Langley, BC The New Car Dealers Association of BC says Budget 2024 includes many initiatives aimed at addressing the issue of affordability for British Columbians – but suggests the same philosophy should extend to the application of the New Car Luxury Tax and ensuring zero emission vehicles remain as affordable as possible.

The NCDA says when BC’s New Car Luxury Tax was introduced in 1997, the intention was to target buyers of high-end vehicles. However, the Tax has not been adjusted for inflation for several years. As a result, while the average cost of a new vehicle in Canada is approximately $66,000 – the BC tax kicks in at a $55,000 purchase price.

“Our concern and one increasingly raised by working families across BC is that the New Car Luxury Tax applies to vehicles that are in no respect a luxury item,” says Blair Qualey, President, and CEO of the NCDA. “This tax applies to the practical vans or SUVs that families rely on to shuttle their children to soccer or hockey, or a pickup truck that may be required for work.”

The NCDA suggests BC’s New Car Luxury Tax presents another layer of taxation on BC residents who already face considerable cost of living challenges and has consistently recommended the Luxury Tax threshold be raised and eliminated over time.
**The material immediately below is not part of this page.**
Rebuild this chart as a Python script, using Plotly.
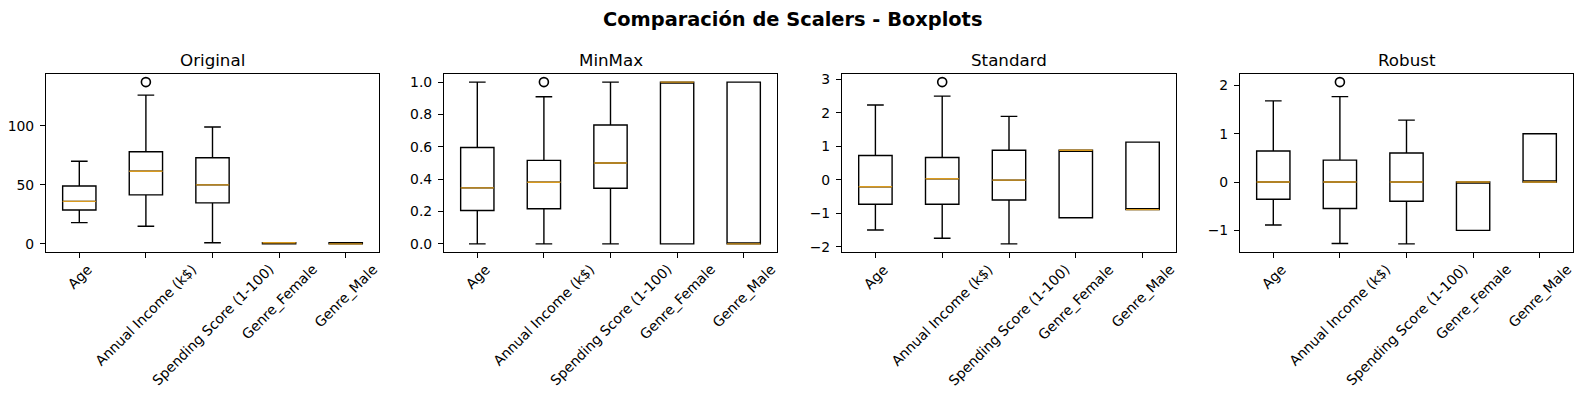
import plotly.graph_objects as go

categories = ["Age", "Annual Income (k$)", "Spending Score (1-100)", "Genre_Female", "Genre_Male"]
positions = [1, 2, 3, 4, 5]

# Original
orig_low = [18, 15, 1, 0, 0]
orig_q1 = [28.75, 41.5, 34.75, 0, 0]
orig_med = [36, 61.5, 50, 1, 0]
orig_q3 = [49, 78, 73, 1, 1]
orig_high = [70, 126, 99, 1, 1]
orig_out = [137]

# MinMax
mm_low = [0, 0, 0, 0, 0]
mm_q1 = [0.2067, 0.2172, 0.3444, 0, 0]
mm_med = [0.3462, 0.3811, 0.5, 1, 0]
mm_q3 = [0.5962, 0.5164, 0.7347, 1, 1]
mm_high = [1, 0.9098, 1, 1, 1]
mm_out = [1.0]

# Standard
st_low = [-1.496, -1.739, -1.910, -1.128, -0.886]
st_q1 = [-0.725, -0.728, -0.600, -1.128, -0.886]
st_med = [-0.205, 0.036, -0.008, 0.886, -0.886]
st_q3 = [0.728, 0.666, 0.885, 0.886, 1.128]
st_high = [2.235, 2.498, 1.894, 0.886, 1.128]
st_out = [2.918]

# Robust
rb_low = [-0.889, -1.274, -1.281, -1, 0]
rb_q1 = [-0.358, -0.548, -0.399, -1, 0]
rb_med = [0, 0, 0, 0, 0]
rb_q3 = [0.642, 0.452, 0.601, 0, 1]
rb_high = [1.679, 1.767, 1.281, 0, 1]
rb_out = [2.068]

titles = ["Original", "MinMax", "Standard", "Robust"]
panels = [
    (orig_low, orig_q1, orig_med, orig_q3, orig_high, orig_out),
    (mm_low, mm_q1, mm_med, mm_q3, mm_high, mm_out),
    (st_low, st_q1, st_med, st_q3, st_high, st_out),
    (rb_low, rb_q1, rb_med, rb_q3, rb_high, rb_out),
]
ytickvals = [[0, 50, 100], [0, 0.2, 0.4, 0.6, 0.8, 1.0], [-2, -1, 0, 1, 2, 3], [-1, 0, 1, 2]]
yticktext = [["0", "50", "100"], ["0.0", "0.2", "0.4", "0.6", "0.8", "1.0"],
             ["\u22122", "\u22121", "0", "1", "2", "3"], ["\u22121", "0", "1", "2"]]

# the page body has an 8px default margin; figure is drawn offset by it
OFF = 8
W, H = 1583 - 2 * OFF, 397 - 2 * OFF
xdom_px = [(46, 379), (444, 777), (842, 1176), (1240, 1573)]
ytop_px, ybot_px = 74, 252
ydom = [1 - (ybot_px - OFF) / H, 1 - (ytop_px - OFF) / H]

FONT = "DejaVu Sans"
MED_COLOR = "#d99a1e"

fig = go.Figure()
annotations = []
layout = {}

for i, (low, q1, med, q3, high, out) in enumerate(panels):
    n = i + 1
    xa = "x" if n == 1 else f"x{n}"
    ya = "y" if n == 1 else f"y{n}"
    fig.add_trace(go.Box(
        x=positions, q1=q1, median=med, q3=q3, lowerfence=low, upperfence=high,
        width=0.5, whiskerwidth=0.5, boxpoints=False,
        line=dict(color="black", width=1.4), fillcolor="rgba(0,0,0,0)",
        xaxis=xa, yaxis=ya, showlegend=False, hoverinfo="skip",
    ))
    mx, my = [], []
    for p, m in zip(positions, med):
        mx += [p - 0.25, p + 0.25, None]
        my += [m, m, None]
    fig.add_trace(go.Scatter(x=mx, y=my, mode="lines", line=dict(color=MED_COLOR, width=1.4),
                             xaxis=xa, yaxis=ya, showlegend=False, hoverinfo="skip"))
    fig.add_trace(go.Scatter(x=[2] * len(out), y=out, mode="markers",
                             marker=dict(symbol="circle-open", size=9, color="black", line=dict(width=1.6)),
                             xaxis=xa, yaxis=ya, showlegend=False, hoverinfo="skip"))

    allv = low + high + out
    lo, hi = min(allv), max(allv)
    pad = (hi - lo) * 0.05
    x0, x1 = xdom_px[i]
    x0, x1 = (x0 - OFF) / W, (x1 - OFF) / W
    layout["xaxis" if n == 1 else f"xaxis{n}"] = dict(
        domain=[x0, x1], anchor=ya, range=[0.5, 5.5],
        tickvals=positions, showticklabels=False, ticks="outside", ticklen=5, tickwidth=1.1,
        tickcolor="black", showline=True, linecolor="black", linewidth=1.1, mirror=True,
        showgrid=False, zeroline=False, fixedrange=True, automargin=False,
    )
    layout["yaxis" if n == 1 else f"yaxis{n}"] = dict(
        domain=ydom, anchor=xa, range=[lo - pad, hi + pad],
        tickvals=ytickvals[i], ticktext=yticktext[i], ticks="outside", ticklen=5, tickwidth=1.1,
        tickcolor="black", showline=True, linecolor="black", linewidth=1.1, mirror=True,
        showgrid=False, zeroline=False, tickfont=dict(family=FONT, size=13.9, color="black"),
        ticklabelstandoff=3, fixedrange=True, automargin=False,
    )
    # subplot title
    annotations.append(dict(
        text=titles[i], x=(x0 + x1) / 2, y=ydom[1], xref="paper", yref="paper",
        xanchor="center", yanchor="bottom", yshift=2, showarrow=False,
        font=dict(family=FONT, size=16.7, color="black"),
    ))
    # rotated category labels
    for p, c in zip(positions, categories):
        annotations.append(dict(
            text=c, x=p, xref=xa, y=ydom[0], yref="paper", xanchor="center", yanchor="top",
            yshift=-8, textangle=-45, showarrow=False, borderpad=0,
            font=dict(family=FONT, size=13.9, color="black"),
        ))

annotations.append(dict(
    text="<b>Comparación de Scalers - Boxplots</b>", x=(792 - OFF) / W, y=1 - (20 - OFF) / H,
    xref="paper", yref="paper", xanchor="center", yanchor="middle", showarrow=False,
    font=dict(family=FONT, size=19.4, color="black"),
))

fig.update_layout(
    width=W, height=H, margin=dict(l=0, r=0, t=0, b=0),
    paper_bgcolor="white", plot_bgcolor="white",
    annotations=annotations, **layout,
)

fig.write_html("out.html")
The New Car Dealers Association is also registering growing concerns about affordability as it relates to the cost of zero emission vehicles, in the face of mandated targets that will requiring automakers to meet an escalating annual percentage of new light-duty Zero Emission Vehicle (ZEV) sales and leases – reaching 26% of light-duty vehicle sales by 2026, 90% by 2030, and 100% by 2035.

“While the next overall mandated target is within striking distance here in BC, the longer-term implications are of greater concern,” continued Qualey. “Early adopters of ZEVs didn’t require a great deal of convincing, whereas the broader consumer population will, largely because of price, but also as a result of concerns that include range anxiety, and charging considerations, especially if they live in remote areas where charging infrastructure is limited, and the weather is much colder.”
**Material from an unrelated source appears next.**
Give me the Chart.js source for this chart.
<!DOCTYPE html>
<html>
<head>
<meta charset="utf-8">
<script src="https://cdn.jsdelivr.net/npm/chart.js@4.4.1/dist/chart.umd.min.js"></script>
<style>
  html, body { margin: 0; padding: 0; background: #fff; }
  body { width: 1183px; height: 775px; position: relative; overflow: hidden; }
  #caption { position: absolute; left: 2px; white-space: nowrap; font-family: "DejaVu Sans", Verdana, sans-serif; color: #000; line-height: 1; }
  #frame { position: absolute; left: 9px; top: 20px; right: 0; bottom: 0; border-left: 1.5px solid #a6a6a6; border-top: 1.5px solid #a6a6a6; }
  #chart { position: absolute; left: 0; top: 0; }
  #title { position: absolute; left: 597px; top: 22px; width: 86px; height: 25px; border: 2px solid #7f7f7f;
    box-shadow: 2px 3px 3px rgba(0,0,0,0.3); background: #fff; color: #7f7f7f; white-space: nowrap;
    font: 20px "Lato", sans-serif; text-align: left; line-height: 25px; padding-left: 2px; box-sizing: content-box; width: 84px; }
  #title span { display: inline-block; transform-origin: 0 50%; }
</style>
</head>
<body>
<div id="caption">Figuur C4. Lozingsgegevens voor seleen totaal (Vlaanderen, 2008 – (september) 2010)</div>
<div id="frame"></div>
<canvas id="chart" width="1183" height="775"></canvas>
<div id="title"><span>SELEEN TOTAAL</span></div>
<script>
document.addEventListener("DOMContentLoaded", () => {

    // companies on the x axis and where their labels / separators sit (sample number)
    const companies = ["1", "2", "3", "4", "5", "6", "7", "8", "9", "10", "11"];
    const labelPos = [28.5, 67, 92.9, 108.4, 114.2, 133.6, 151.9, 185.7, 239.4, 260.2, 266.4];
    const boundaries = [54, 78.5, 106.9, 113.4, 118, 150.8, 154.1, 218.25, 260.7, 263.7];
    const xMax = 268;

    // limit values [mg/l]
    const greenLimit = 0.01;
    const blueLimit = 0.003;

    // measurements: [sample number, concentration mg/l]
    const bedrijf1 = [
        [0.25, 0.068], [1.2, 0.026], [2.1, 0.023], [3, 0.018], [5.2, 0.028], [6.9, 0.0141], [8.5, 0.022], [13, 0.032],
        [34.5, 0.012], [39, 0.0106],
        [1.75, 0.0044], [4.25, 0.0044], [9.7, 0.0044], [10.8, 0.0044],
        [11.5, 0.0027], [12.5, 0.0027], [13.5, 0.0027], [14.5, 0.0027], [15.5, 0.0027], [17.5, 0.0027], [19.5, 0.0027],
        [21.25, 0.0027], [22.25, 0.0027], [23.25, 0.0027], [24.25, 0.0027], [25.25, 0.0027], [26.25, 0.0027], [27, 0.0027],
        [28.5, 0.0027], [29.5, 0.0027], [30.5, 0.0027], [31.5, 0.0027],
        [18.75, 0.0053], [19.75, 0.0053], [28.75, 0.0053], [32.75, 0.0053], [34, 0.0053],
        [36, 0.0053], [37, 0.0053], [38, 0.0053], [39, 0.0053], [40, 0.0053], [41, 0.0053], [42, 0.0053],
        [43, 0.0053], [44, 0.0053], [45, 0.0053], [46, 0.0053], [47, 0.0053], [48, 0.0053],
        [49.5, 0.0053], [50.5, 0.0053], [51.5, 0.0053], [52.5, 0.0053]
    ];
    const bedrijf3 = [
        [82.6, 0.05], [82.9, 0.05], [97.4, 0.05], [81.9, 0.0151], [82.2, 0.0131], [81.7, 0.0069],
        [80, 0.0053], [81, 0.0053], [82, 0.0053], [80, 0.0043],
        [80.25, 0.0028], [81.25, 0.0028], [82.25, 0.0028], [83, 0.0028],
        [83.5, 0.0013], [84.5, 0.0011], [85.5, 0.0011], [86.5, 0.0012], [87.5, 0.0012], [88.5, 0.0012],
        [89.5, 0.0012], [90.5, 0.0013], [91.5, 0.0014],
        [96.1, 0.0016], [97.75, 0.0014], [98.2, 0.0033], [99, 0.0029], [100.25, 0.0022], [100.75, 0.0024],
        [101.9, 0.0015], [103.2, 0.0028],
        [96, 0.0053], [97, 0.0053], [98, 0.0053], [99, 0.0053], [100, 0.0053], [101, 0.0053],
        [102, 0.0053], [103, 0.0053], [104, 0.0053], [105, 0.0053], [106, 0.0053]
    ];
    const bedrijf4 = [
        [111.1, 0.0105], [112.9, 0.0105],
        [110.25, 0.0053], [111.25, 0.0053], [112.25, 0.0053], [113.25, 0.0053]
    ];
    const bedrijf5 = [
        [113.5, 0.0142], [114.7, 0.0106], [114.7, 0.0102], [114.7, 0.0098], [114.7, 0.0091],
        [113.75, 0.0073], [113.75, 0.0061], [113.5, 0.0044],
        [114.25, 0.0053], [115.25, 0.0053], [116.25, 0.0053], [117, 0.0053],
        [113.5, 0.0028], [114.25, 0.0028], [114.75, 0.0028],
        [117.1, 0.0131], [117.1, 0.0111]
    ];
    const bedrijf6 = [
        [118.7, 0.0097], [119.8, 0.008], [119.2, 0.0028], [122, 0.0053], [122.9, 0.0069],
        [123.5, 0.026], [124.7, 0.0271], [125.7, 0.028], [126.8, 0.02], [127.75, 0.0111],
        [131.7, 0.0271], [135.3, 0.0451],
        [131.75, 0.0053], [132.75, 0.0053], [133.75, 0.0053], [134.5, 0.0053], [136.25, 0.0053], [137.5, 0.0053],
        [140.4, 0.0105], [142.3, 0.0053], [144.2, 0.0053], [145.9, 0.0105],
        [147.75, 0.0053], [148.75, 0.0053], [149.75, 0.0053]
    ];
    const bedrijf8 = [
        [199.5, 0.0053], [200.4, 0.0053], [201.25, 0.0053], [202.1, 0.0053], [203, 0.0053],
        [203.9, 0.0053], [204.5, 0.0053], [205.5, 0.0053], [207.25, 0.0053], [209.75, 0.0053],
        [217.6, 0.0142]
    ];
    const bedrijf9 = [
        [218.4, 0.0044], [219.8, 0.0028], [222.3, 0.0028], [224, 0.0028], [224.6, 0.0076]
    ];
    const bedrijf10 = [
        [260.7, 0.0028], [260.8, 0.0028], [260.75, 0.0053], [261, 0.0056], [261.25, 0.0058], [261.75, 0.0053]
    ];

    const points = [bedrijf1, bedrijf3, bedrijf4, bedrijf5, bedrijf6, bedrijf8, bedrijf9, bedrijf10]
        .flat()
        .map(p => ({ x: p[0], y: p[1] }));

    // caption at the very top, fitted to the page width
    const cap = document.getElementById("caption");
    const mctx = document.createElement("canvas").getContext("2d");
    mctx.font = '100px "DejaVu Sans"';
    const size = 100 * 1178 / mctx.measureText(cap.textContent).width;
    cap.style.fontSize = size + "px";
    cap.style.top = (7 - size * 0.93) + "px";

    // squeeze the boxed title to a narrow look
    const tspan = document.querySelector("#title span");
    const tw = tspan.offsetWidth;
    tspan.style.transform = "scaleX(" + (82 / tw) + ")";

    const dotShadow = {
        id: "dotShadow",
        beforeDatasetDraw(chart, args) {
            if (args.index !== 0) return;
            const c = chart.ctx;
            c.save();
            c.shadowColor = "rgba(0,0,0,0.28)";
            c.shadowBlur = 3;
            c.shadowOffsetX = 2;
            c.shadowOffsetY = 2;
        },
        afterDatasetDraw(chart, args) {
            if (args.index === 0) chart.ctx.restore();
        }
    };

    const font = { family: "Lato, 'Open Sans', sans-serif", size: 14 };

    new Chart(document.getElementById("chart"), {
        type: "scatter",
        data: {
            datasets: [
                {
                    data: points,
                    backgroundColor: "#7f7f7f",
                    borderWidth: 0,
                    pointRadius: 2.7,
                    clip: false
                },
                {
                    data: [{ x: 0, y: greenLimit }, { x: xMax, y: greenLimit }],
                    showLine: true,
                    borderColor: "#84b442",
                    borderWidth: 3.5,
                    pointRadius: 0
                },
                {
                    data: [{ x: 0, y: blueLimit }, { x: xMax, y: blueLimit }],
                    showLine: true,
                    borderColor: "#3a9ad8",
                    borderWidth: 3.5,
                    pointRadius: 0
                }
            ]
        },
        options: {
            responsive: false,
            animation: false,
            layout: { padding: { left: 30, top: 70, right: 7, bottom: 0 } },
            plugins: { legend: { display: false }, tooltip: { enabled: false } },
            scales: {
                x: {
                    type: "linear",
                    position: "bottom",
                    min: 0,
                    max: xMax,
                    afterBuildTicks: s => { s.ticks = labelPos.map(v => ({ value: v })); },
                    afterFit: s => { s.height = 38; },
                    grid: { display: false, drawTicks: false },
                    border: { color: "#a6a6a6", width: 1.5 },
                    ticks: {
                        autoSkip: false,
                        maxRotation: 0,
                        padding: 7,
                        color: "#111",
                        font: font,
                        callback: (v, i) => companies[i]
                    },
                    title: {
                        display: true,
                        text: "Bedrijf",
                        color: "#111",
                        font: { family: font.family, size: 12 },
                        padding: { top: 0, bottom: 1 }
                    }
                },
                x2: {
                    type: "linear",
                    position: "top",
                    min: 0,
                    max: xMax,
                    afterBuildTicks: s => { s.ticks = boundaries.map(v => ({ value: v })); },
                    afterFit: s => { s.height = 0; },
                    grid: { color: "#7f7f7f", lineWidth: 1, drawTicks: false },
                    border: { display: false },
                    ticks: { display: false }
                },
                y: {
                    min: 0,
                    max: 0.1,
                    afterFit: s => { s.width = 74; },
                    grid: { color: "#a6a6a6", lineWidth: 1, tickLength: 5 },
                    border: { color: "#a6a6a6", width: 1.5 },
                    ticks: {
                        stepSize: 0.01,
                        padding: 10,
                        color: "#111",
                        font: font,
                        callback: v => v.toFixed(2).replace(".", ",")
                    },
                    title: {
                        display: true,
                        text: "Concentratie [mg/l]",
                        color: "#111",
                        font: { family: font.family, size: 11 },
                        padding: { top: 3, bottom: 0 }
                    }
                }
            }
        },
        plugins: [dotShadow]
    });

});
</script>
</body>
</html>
The NCDA is proud to administer the CleanBC Go Electric Passenger Vehicle Rebate Program since 2011, but in the face of mandated targets, ongoing and predictable funding that helps make the cost of ZEVs affordable is paramount. Likewise, significant, and ongoing investments to build fast charging stations that will ensure British Columbians can access charging where they live, work and play – are critical.

The Association acknowledges a government commitment to investments of $30 million to continue building electric vehicle public charging infrastructure across the province, but suggests the required charging infrastructure required to support the levels of ZEV sales required in Legislation must ramp up significantly between now and 2030,when 90 percent of new vehicle sales must be ZEVs.

BCs New Car Dealers want to be part of the solution in keeping the economy moving in the right direction. To that end, the NCDA will continue to advocate for policy and funding decisions that help encourage consumer spending and support jobs and incentivize consumers.

About the NCDA: The New Car Dealers Association of BC (NCDA) represents over 400 new car and truck dealers throughout British Columbia who employ 30,000 British Columbians and are responsible for close to $17 billion in retail sales in the province. The Association speaks on behalf of the retail automotive industry and advocates on legal, environmental, and consumer issues relating to vehicle sales in British Columbia.